Closing EBITDA definition

Closing EBITDA means “EBITDA” as defined in the indenture governing the notes identified in clause (i) of the definition ofExisting Notes” modified as follows: (a) business optimization expenses and other restructuring charges under clause (4) of such definition shall only be permitted to be added back up to an aggregate amount of $5,000,000 for the twelve-month period ended December 31, 2007 and (b) EBITDA for each of the three-month periods ended March 31, 2007 and June 30, 2007, respectively, shall be deemed to be $32,700,000 and $88,300,000, respectively.
Closing EBITDA means $31,000,000.
Closing EBITDA means the Consolidated EBITDA of the Company and its Subsidiaries, determined on a consolidated basis and calculated by the Company in good faith for the twelve-month period ending on the last day of the most recent fiscal quarter ending at least 15 days prior to the Closing Date.
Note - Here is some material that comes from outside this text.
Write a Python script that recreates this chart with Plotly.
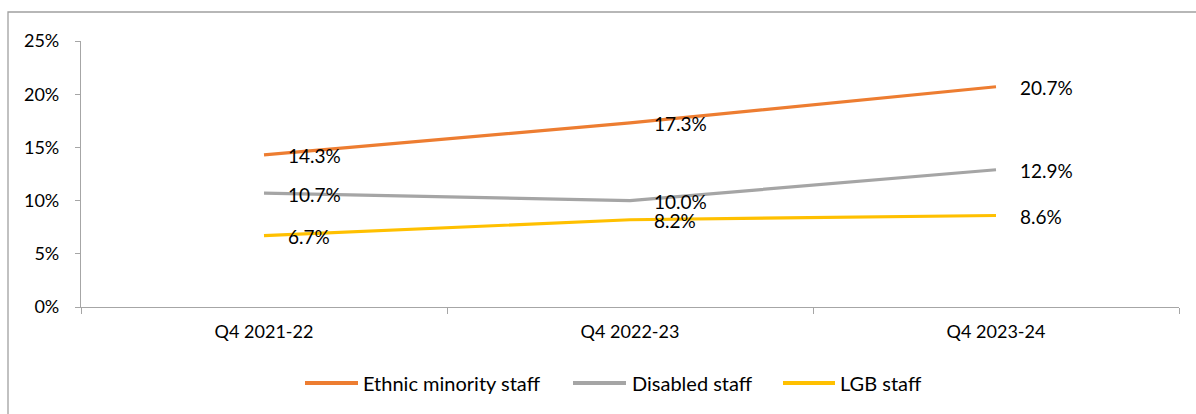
import plotly.graph_objects as go

# Share of staff by group, end of Q4 each financial year (%)
quarters = ["Q4 2021-22", "Q4 2022-23", "Q4 2023-24"]
ethnic_minority = [14.3, 17.3, 20.7]
disabled = [10.7, 10.0, 12.9]
lgb = [6.7, 8.2, 8.6]

series_names = ["Ethnic minority staff", "Disabled staff", "LGB staff"]
series_values = [ethnic_minority, disabled, lgb]
series_colors = ["#ED7D31", "#A5A5A5", "#FFC000"]

FONT = "Lato"
TEXT_COLOR = "#000000"
AXIS_COLOR = "#a6a6a6"

W, H = 1196, 414
M_L, M_R, M_T, M_B = 81, 17, 41, 107
PLOT_W = W - M_L - M_R
PLOT_H = H - M_T - M_B


def px_x(px):
    return (px - M_L) / PLOT_W


def px_y(py):
    return (H - M_B - py) / PLOT_H


fig = go.Figure()

for name, vals, color in zip(series_names, series_values, series_colors):
    fig.add_trace(go.Scatter(
        x=quarters, y=vals, name=name, mode="lines",
        line=dict(color=color, width=3.2),
        showlegend=False, hoverinfo="skip",
    ))
    # value labels to the right of each point
    for q, v in zip(quarters, vals):
        fig.add_annotation(
            x=q, y=v, text=f"{v:.1f}%", showarrow=False,
            xanchor="left", yanchor="middle", xshift=22, yshift=-1,
            font=dict(family=FONT, size=19, color=TEXT_COLOR),
        )

# legend row drawn under the axis
legend_items = [(305, 358, 361), (573, 626, 630), (783, 835, 838)]
leg_y = px_y(383)
for (x0, x1, tx), name, color in zip(legend_items, series_names, series_colors):
    fig.add_shape(type="line", xref="paper", yref="paper",
                  x0=px_x(x0), x1=px_x(x1), y0=leg_y, y1=leg_y,
                  line=dict(color=color, width=4))
    fig.add_annotation(xref="paper", yref="paper", x=px_x(tx), y=leg_y,
                       text=name, showarrow=False, xanchor="left", yanchor="middle",
                       font=dict(family=FONT, size=20, color=TEXT_COLOR))

# chart frame
fig.add_shape(type="rect", xref="paper", yref="paper",
              x0=px_x(8), x1=px_x(W + 20), y0=px_y(H + 20), y1=px_y(12),
              line=dict(color="#a0a0a0", width=1.3), fillcolor="rgba(0,0,0,0)", layer="below")

fig.update_layout(
    width=W, height=H,
    margin=dict(l=M_L, r=M_R, t=M_T, b=M_B),
    paper_bgcolor="white", plot_bgcolor="white",
    font=dict(family=FONT, size=18, color=TEXT_COLOR),
    xaxis=dict(
        type="category", range=[-0.5, 2.5],
        showline=True, linecolor=AXIS_COLOR, linewidth=1.3,
        ticks="outside", tickson="boundaries", ticklen=6, tickcolor=AXIS_COLOR,
        showgrid=False, zeroline=False, fixedrange=True,
        tickfont=dict(family=FONT, size=18, color=TEXT_COLOR),
        ticklabelstandoff=8,
    ),
    yaxis=dict(
        range=[0, 25], dtick=5, ticksuffix="%",
        showline=True, linecolor=AXIS_COLOR, linewidth=1.3,
        ticks="outside", ticklen=5, tickcolor=AXIS_COLOR,
        showgrid=False, zeroline=False, fixedrange=True,
        tickfont=dict(family=FONT, size=18, color=TEXT_COLOR),
        ticklabelstandoff=12,
    ),
)

fig.write_html("out.html", config={"displayModeBar": False})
With respect to the line items included in the definition of Consolidated EBITDA in this Agreement that correspond with the line items included in the definition of “Consolidated EBITDA” under the Company Credit Agreement, such line items will be calculated in good faith and in a manner consistent with the calculation of the corresponding line items in the definition of Consolidated EBITDA under the Company Credit Agreement (but without regard to any time limitations or dollar caps specified therein for such line items).

Examples of Closing EBITDA in a sentence

  • The Administrative Agent shall have received a certificate from the chief financial officer confirming that Closing EBITDA of the Company and its Subsidiaries, on a consolidated basis, for the twelve-month period ended December 31, 2007, shall equal at least $255,000,000, and showing in reasonable detail the support for such calculation.
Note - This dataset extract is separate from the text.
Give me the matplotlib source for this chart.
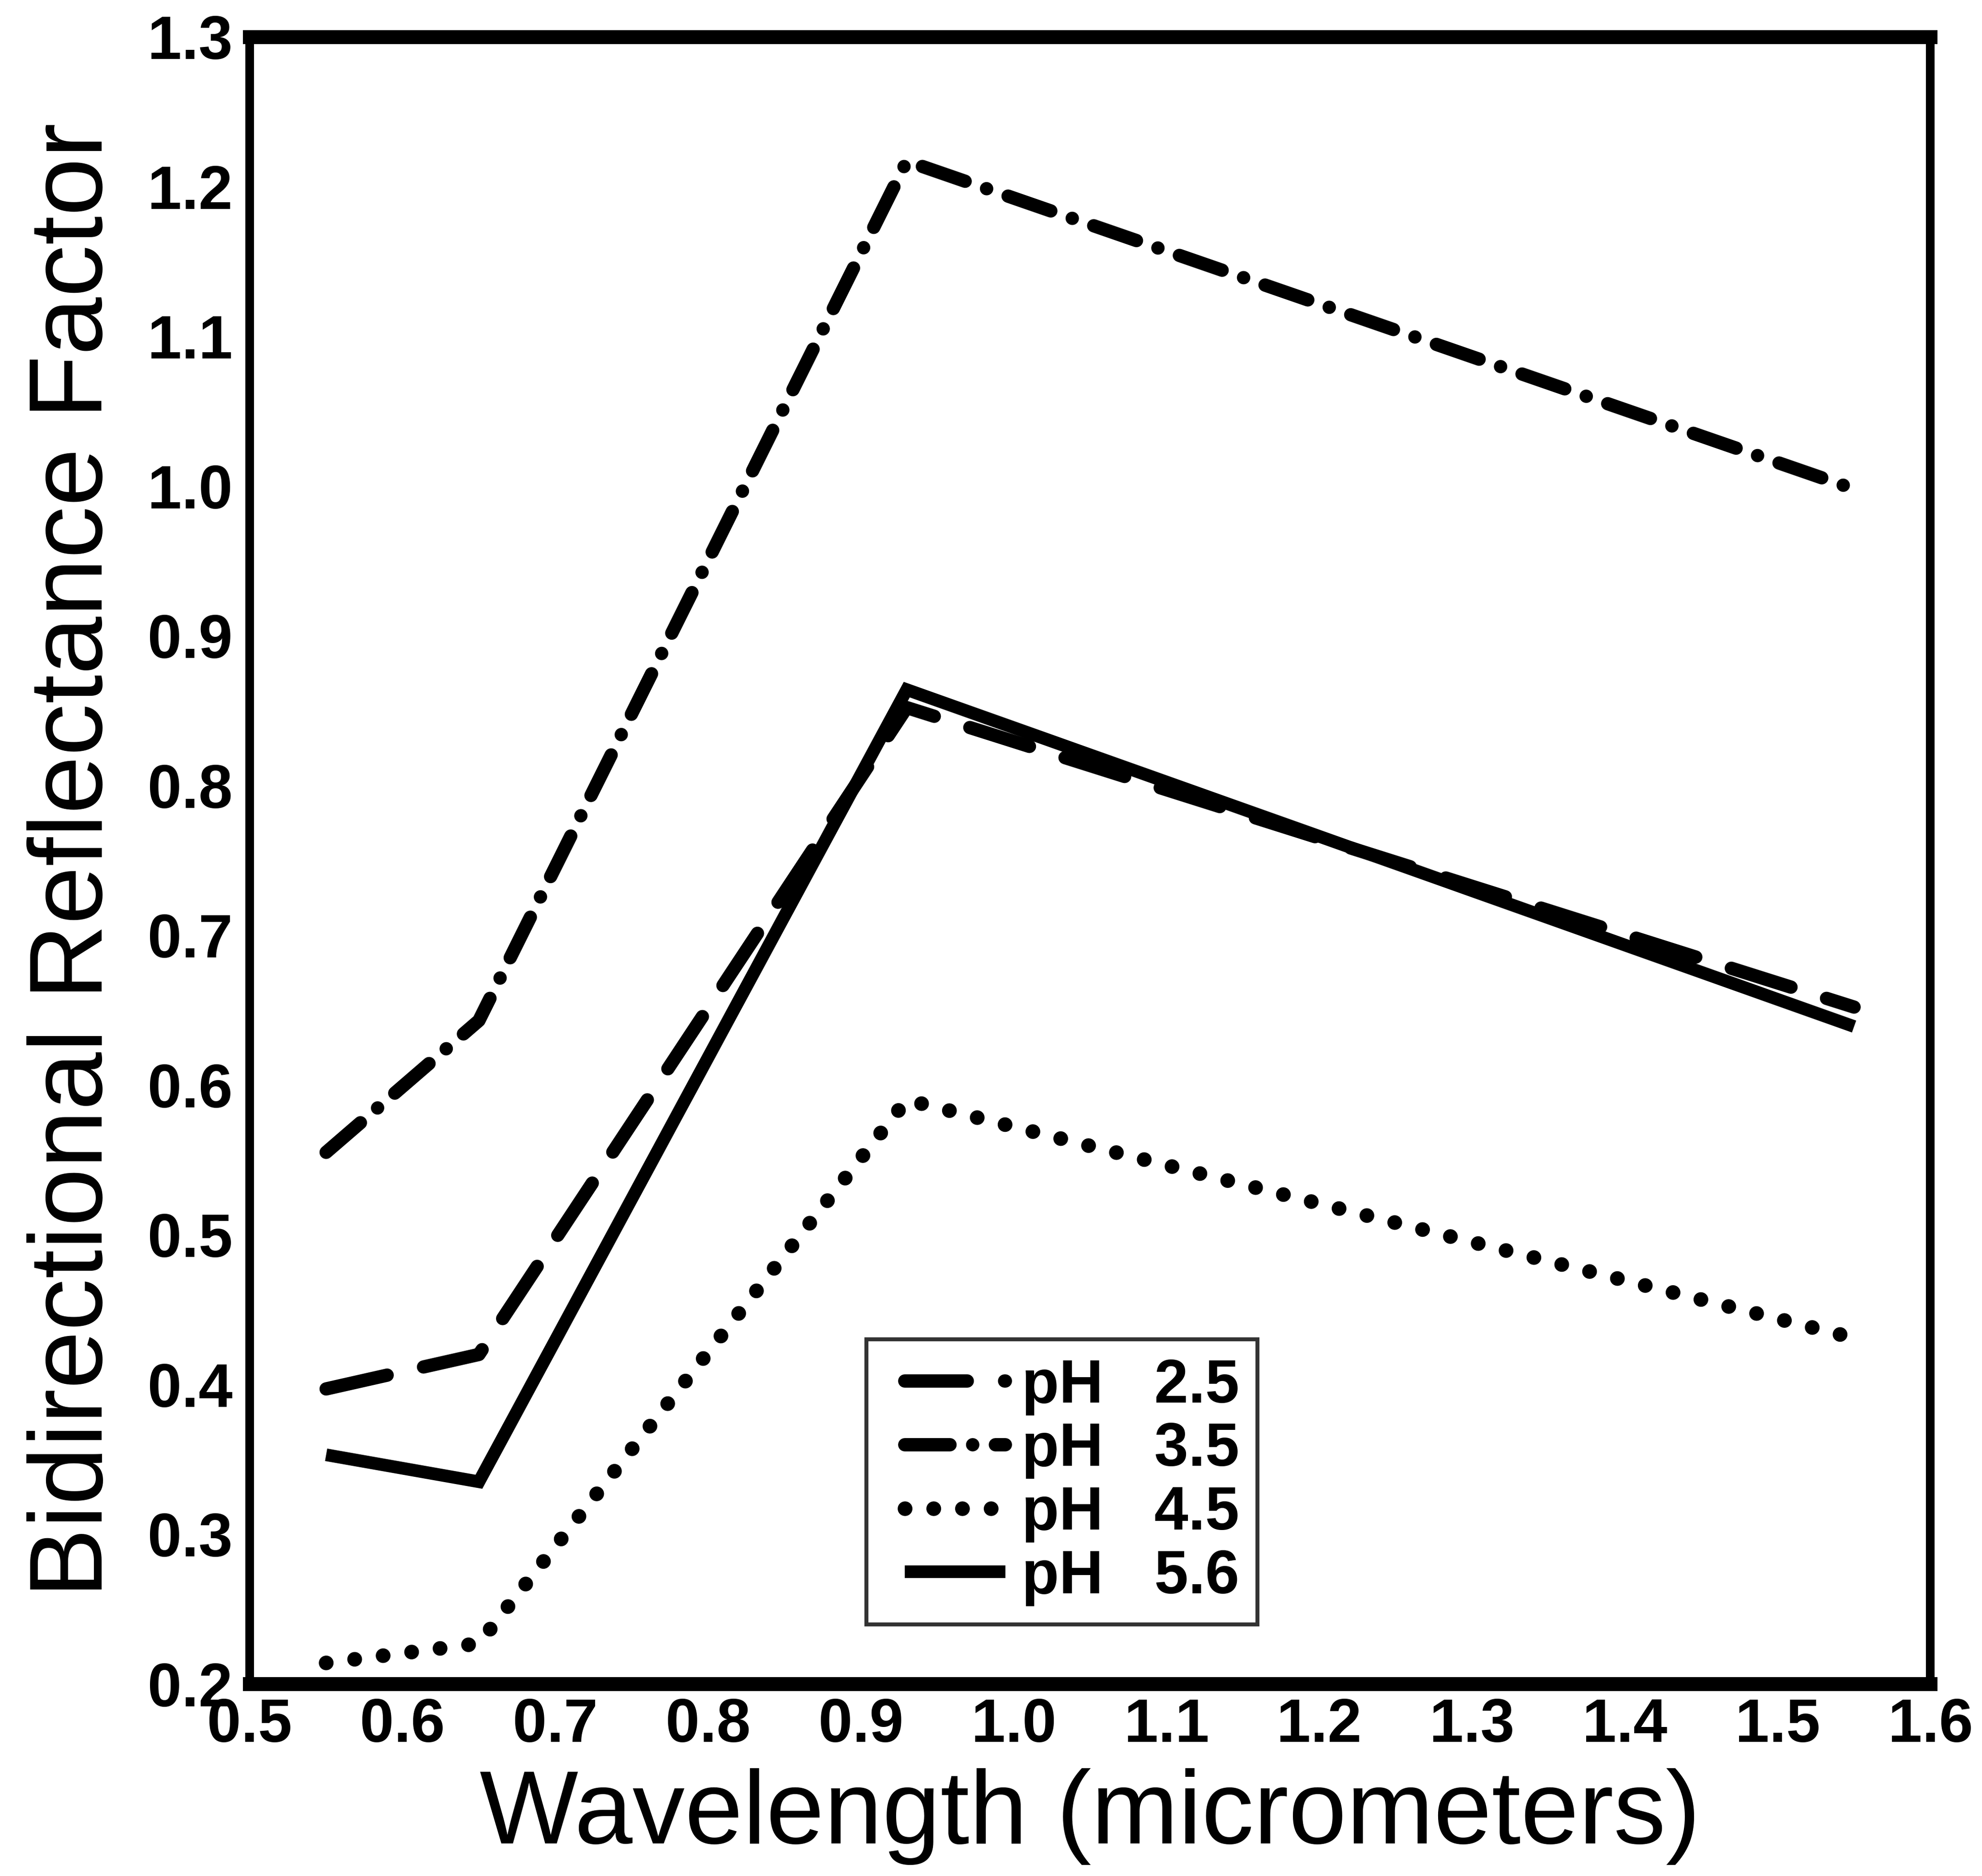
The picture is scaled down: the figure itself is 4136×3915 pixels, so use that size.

  • If and to the extent that the Third Closing EBITDA is reduced by reason of the payment of the Second Purchase Incentive Payment to the Incentive Holders, the Third Closing EBITDA shall be increased by the amount of such reduction.

  • The Company and the Buyer shall, during the five days following delivery of the Disagreement Notice, use commercially reasonable efforts to reach an agreement regarding the Closing EBITDA Amount.

  • If the Sellers give Buyer a written notice of objection to the Closing EBITDA Dispute Notice, and if Buyer and the Sellers fail to resolve the objections within 30 days of receipt of the notice by Buyer, Buyer and the Sellers shall submit the issues remaining in dispute with respect to the Closing EBITDA to the Independent Accountants for resolution.

  • On or prior to the last day of the Review Period, Sellers may object to the Closing EBITDA Statement by delivering to Buyer a written statement setting forth Sellers’ objections in reasonable detail, indicating each disputed item or amount and the basis for Sellers’ disagreement therewith (the “Statement of Objections”).


More Definitions of Closing EBITDA

Closing EBITDA shall be an amount equal to the Company's EBITDA for the twelve month period ending on the last day of the fiscal month ended immediately prior to the Closing Date.
Closing EBITDA means, with respect to the Borrower and its Subsidiaries for the 13 Retail Periods ended immediately prior to the Closing Date and all determined on a consolidated basis and in accordance with GAAP, the sum of (i) Consolidated Net Income for such period, plus (ii) to the extent deducted in the calculation of Consolidated Net Income for such period, Consolidated Interest Expense for such period, plus (iii) to the extent deducted in the calculation of Consolidated Net Income for such period, federal and state income taxes for such period, plus (iv) to the extent deducted in the calculation of Consolidated Net Income for such period, depreciation and amortization expense for such period, plus (v) to the extent deducted in the calculation of Consolidated Net Income for such period, all extraordinary losses for such period, minus (vi) to the extent included in the calculation of Consolidated Net Income for such period, all extraordinary gains for such period.
Closing EBITDA has the meaning set forth in SECTION 2(C)(IX) below.
Closing EBITDA means the Company’s actual EBITDA for the fiscal year ended December 31, 2013.
Closing EBITDA means the sum of (i) $15,500,000, plus (ii) $500,000.
Closing EBITDA means EBITDA for the period from April 1, 2009 to the Closing Date based on the Final Financial Statements.
Closing EBITDA means the trailing (12) months EBITDA of the Company as of February 28, 2013, which Sellers and Buyer agree is an amount equal to $2,086,243.